Omit the images, then output each of the records below exactly.

__Data for the task__
--- Start ---
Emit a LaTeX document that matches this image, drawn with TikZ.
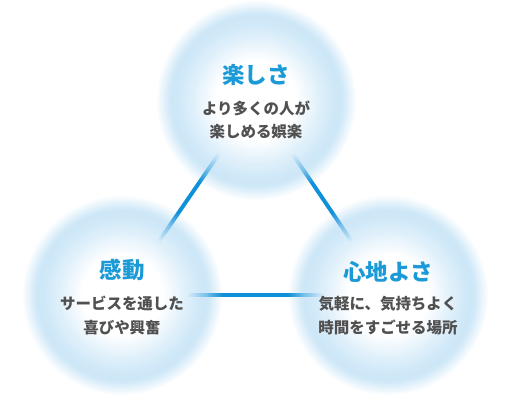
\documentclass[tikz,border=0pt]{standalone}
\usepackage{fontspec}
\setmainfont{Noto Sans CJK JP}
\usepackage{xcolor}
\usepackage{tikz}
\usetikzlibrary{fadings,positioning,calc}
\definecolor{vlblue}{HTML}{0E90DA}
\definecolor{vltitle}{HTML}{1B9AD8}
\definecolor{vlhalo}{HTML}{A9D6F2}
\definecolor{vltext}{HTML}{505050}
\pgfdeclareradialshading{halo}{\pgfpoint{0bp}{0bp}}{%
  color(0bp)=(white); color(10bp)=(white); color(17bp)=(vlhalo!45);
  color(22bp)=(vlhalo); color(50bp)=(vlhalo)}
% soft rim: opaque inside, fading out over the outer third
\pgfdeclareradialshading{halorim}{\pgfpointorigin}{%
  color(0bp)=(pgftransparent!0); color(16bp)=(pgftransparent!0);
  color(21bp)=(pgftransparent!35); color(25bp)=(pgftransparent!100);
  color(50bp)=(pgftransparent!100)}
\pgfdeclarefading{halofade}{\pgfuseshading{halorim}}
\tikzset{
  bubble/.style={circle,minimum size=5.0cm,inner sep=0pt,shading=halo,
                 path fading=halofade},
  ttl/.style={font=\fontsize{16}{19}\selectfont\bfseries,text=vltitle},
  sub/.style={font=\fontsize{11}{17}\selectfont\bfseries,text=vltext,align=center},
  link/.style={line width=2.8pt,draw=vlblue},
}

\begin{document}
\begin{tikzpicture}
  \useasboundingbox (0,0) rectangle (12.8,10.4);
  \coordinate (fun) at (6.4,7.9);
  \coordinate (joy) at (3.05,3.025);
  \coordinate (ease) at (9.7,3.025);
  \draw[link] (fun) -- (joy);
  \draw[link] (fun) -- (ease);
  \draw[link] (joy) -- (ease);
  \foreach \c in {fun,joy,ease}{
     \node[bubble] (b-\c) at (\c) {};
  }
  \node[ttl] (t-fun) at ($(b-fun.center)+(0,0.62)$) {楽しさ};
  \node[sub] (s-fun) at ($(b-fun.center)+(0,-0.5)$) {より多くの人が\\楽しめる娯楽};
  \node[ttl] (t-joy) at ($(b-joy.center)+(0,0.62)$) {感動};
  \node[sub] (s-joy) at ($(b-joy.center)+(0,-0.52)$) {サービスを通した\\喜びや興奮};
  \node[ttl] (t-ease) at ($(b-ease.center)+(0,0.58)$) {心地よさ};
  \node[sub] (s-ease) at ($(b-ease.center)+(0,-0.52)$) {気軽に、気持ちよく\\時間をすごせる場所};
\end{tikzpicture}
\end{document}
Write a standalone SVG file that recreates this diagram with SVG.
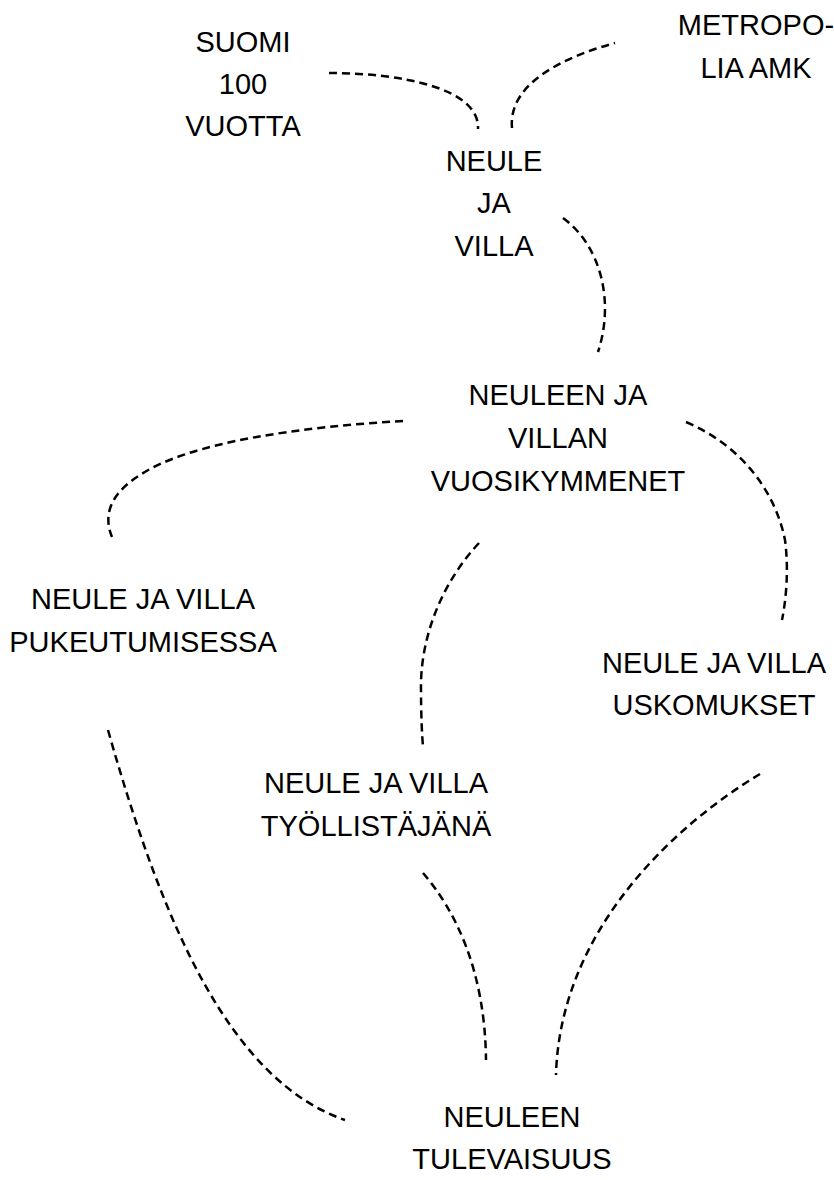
--- End ---
__Result for this task__
Emit a LaTeX document that matches this image, drawn with TikZ.
\documentclass[tikz,border=0pt]{standalone}
\usepackage{fontspec}
\setmainfont{Noto Sans CJK JP}
\usepackage{xcolor}
\usepackage{tikz}
\usetikzlibrary{fadings,positioning,calc}
\definecolor{vlblue}{HTML}{0E90DA}
\definecolor{vltitle}{HTML}{1B9AD8}
\definecolor{vlhalo}{HTML}{A9D6F2}
\definecolor{vltext}{HTML}{505050}
\pgfdeclareradialshading{halo}{\pgfpoint{0bp}{0bp}}{%
  color(0bp)=(white); color(10bp)=(white); color(17bp)=(vlhalo!45);
  color(22bp)=(vlhalo); color(50bp)=(vlhalo)}
% soft rim: opaque inside, fading out over the outer third
\pgfdeclareradialshading{halorim}{\pgfpointorigin}{%
  color(0bp)=(pgftransparent!0); color(16bp)=(pgftransparent!0);
  color(21bp)=(pgftransparent!35); color(25bp)=(pgftransparent!100);
  color(50bp)=(pgftransparent!100)}
\pgfdeclarefading{halofade}{\pgfuseshading{halorim}}
\tikzset{
  bubble/.style={circle,minimum size=5.0cm,inner sep=0pt,shading=halo,
                 path fading=halofade},
  ttl/.style={font=\fontsize{16}{19}\selectfont\bfseries,text=vltitle},
  sub/.style={font=\fontsize{11}{17}\selectfont\bfseries,text=vltext,align=center},
  link/.style={line width=2.8pt,draw=vlblue},
}

\begin{document}
\begin{tikzpicture}
  \useasboundingbox (0,0) rectangle (12.8,10.4);
  \coordinate (fun) at (6.4,7.9);
  \coordinate (joy) at (3.05,3.025);
  \coordinate (ease) at (9.7,3.025);
  \draw[link] (fun) -- (joy);
  \draw[link] (fun) -- (ease);
  \draw[link] (joy) -- (ease);
  \foreach \c in {fun,joy,ease}{
     \node[bubble] (b-\c) at (\c) {};
  }
  \node[ttl] (t-fun) at ($(b-fun.center)+(0,0.62)$) {楽しさ};
  \node[sub] (s-fun) at ($(b-fun.center)+(0,-0.5)$) {より多くの人が\\楽しめる娯楽};
  \node[ttl] (t-joy) at ($(b-joy.center)+(0,0.62)$) {感動};
  \node[sub] (s-joy) at ($(b-joy.center)+(0,-0.52)$) {サービスを通した\\喜びや興奮};
  \node[ttl] (t-ease) at ($(b-ease.center)+(0,0.58)$) {心地よさ};
  \node[sub] (s-ease) at ($(b-ease.center)+(0,-0.52)$) {気軽に、気持ちよく\\時間をすごせる場所};
\end{tikzpicture}
\end{document}
Write a standalone SVG file that recreates this diagram with SVG.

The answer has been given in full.